[start ITEMS]
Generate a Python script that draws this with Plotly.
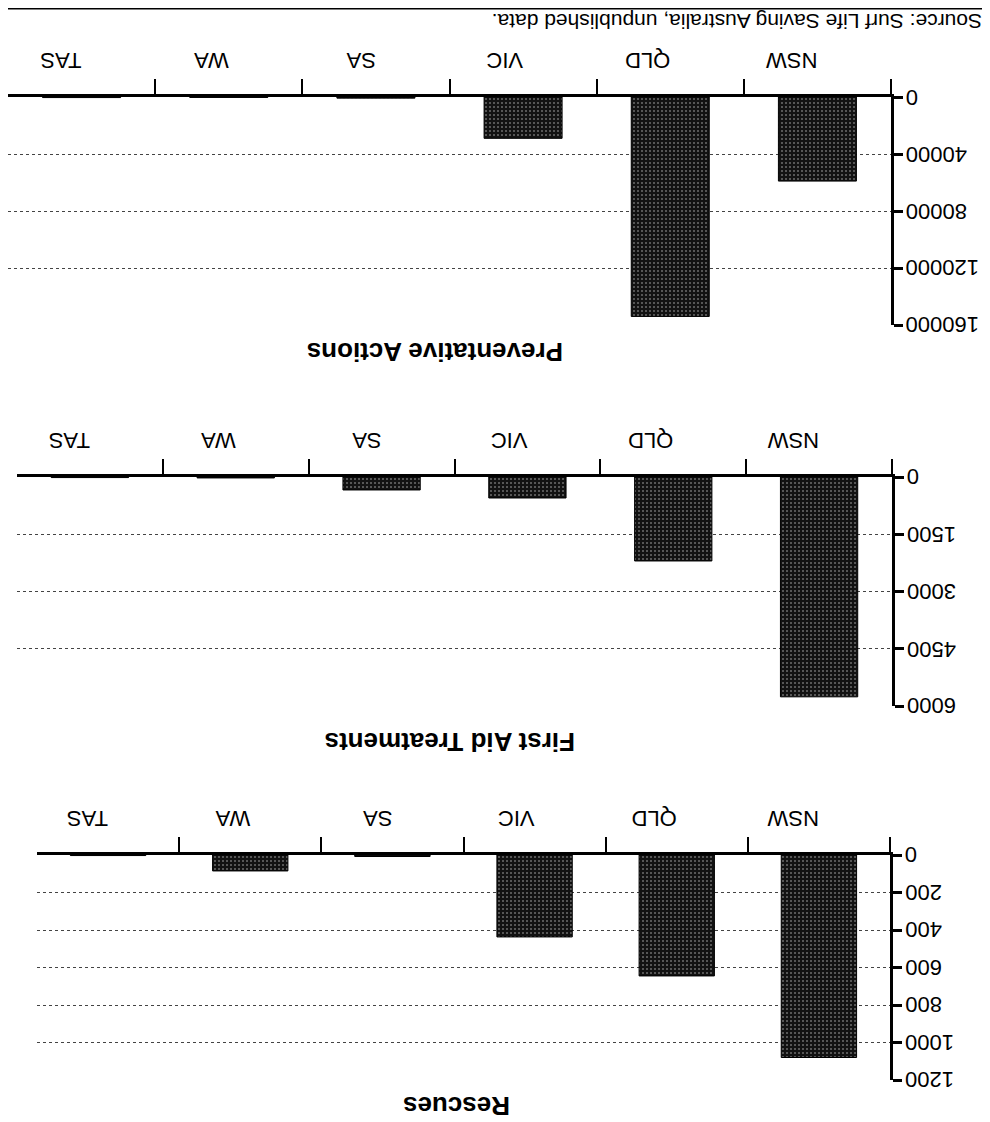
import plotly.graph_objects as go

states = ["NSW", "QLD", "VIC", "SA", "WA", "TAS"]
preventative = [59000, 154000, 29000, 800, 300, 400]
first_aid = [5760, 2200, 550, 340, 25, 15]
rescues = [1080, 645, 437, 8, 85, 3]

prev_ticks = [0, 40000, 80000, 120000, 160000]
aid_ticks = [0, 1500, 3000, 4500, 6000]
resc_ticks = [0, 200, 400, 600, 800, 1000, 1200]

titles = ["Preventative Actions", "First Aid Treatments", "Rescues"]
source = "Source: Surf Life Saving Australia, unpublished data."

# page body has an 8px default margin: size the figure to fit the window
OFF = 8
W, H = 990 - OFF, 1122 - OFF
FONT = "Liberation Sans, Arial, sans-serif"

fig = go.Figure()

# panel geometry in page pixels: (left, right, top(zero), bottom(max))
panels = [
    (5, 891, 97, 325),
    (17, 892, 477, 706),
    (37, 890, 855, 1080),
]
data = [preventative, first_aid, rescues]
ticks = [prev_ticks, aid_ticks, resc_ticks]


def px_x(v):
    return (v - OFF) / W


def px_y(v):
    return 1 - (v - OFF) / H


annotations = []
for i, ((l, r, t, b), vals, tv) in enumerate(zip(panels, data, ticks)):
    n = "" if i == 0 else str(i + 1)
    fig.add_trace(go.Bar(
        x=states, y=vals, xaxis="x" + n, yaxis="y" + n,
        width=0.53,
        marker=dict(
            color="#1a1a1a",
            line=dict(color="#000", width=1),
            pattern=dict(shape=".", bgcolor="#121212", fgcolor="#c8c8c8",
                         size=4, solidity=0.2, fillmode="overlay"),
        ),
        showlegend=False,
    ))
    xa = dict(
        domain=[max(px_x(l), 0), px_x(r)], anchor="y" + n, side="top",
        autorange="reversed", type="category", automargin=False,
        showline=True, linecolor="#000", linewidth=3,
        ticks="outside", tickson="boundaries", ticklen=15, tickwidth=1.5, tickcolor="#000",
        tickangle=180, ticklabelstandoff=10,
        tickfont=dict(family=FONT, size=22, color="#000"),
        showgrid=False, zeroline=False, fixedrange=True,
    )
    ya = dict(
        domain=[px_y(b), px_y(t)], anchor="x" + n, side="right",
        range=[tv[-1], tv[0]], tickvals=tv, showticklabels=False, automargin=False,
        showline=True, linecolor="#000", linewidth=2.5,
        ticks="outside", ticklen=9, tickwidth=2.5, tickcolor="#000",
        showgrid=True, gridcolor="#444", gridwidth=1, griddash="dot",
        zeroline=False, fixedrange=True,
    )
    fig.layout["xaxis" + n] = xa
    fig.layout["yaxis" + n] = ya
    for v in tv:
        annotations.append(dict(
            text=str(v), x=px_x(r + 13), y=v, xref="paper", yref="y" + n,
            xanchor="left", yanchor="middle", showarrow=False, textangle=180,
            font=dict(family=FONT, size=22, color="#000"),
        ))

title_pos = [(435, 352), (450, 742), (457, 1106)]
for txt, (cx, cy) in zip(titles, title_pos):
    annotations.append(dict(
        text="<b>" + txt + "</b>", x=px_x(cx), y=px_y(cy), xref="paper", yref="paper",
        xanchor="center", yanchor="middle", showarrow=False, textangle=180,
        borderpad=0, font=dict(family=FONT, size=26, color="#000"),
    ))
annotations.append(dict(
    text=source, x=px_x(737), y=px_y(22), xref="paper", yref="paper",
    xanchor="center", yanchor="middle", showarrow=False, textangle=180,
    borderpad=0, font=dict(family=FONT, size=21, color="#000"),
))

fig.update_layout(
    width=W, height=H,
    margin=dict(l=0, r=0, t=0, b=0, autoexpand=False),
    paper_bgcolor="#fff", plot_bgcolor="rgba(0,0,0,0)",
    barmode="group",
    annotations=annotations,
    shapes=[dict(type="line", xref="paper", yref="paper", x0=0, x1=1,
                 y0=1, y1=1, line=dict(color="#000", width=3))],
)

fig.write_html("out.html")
[end ITEMS]
[start ITEMS]
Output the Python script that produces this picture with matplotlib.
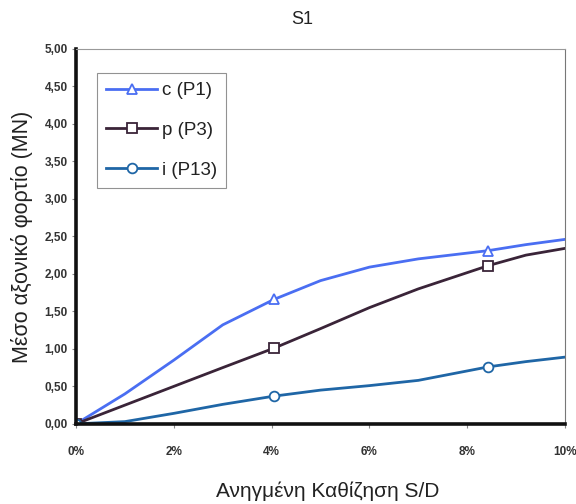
[end ITEMS]
WHAT YOU WILL DO: Select, from the listing, all lines that include the word "script".

SOLUTION BELOW:
Generate a Python script that draws this with Plotly.
Output the Python script that produces this picture with matplotlib.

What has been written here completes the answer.